OK, I see what you mean now. And that's a by-product of the DOS box only allowing mono-spaced fonts (I think, its been a while since I used Windows DOS boxes!)

>>> and consequently the first indent may not look like an indent.
Indeed, with Lucida Sans Unicode, '...     ' is *shorter* than '>>> ',
so that the first indent is visually a dedent! This is not acceptible.

But better than the current situation with no secondary prompt - at
least you can see that there is some kind of indent wrt the prompt.

I consider having the first indented line start to the *left* of the
unindented line above to be worse than the current situation.

But that is the current situation in IDLE? With no secondary prompt the first indented line often starts to the left of the unindented line above.

Tkinter's Text widget allows for separate font configuration based on tags, meaning that the ps1 and ps2 prompts can be tagged with fixed-width fonts, while the rest of the window may contain variable-width fonts.

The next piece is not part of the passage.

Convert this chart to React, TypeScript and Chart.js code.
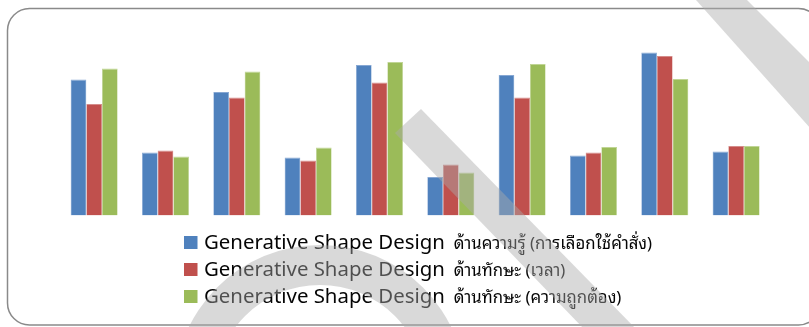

The IPython's Qt Console has Qt's text widget equivalent and extra code to make sure that the ps1 and ps2 prompts don't get modified. Adding the ps2 prompt should be "simple." The ModifiedUndoDelegator in PyShell.py can be modified to prevent changes to prompt tags, as well as handle multi-line pasting of code (filling in the ps2 prompts as needed). The "runit" method in PyShell.py would need to be modified to remove and ps2 text from "line".

I could write a patch to allow ps2 prompts if there's any serious interest.